Actually, it looks almost exactly the same; you just add a cdef int or long to the fibonacci for example. And using the Python scientific stack (which would likely give you all the speedups you will ever need) _is_ Python and looks like Python.
> I am not using an alternate implementation of Python here
What does he think Cython and Numba are?
> I am not writing any C code either
No, he's just using libraries written in C and Fortran in a ridiculous attempt to praise Python.
> Writing better Python code to avoid unnecessary computation
You don't improve a language benchmark by changing the algorithm. If you don't understand why, you have a lot more to learn before teaching people how to "make Python fast".
We have written some documentation for Octave in order to guide people towards writing faster Octave code:
https://www.gnu.org/software/octave/doc/interpreter/Vectoriz...
But look at how much we have to explain, and look at all the hoops we have to jump through in Python and Octave in order to write faster code. Matlab used to have similar guides telling people don't write this, write that instead.
What Matlab eventually did was look at what people were writing and making that fast. Julia did the same and made it even faster.

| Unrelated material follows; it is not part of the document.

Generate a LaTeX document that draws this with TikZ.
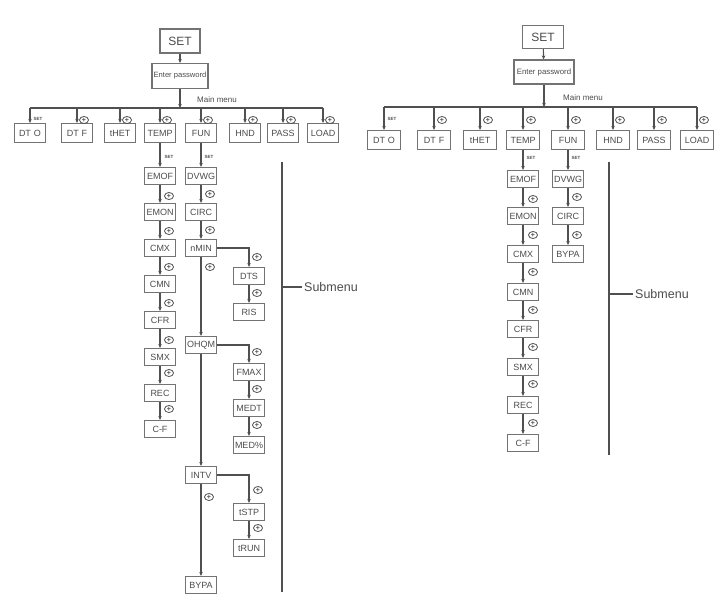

This is a lesson from C and C++ compilers that seems to be taking a long time to trickle to other programming languages: as long as you're writing reasonable code, speeding up your code is your compiler's job, not yours. Your compiler usually knows better than you how to unroll loops, how to cache results, how to use multiple cores, how to elide unnecessary intermediate results, how to completely remove dead code. You should focus on writing easy to understand, maintainable, high-level code. That's why you're using a programming language and not machine code.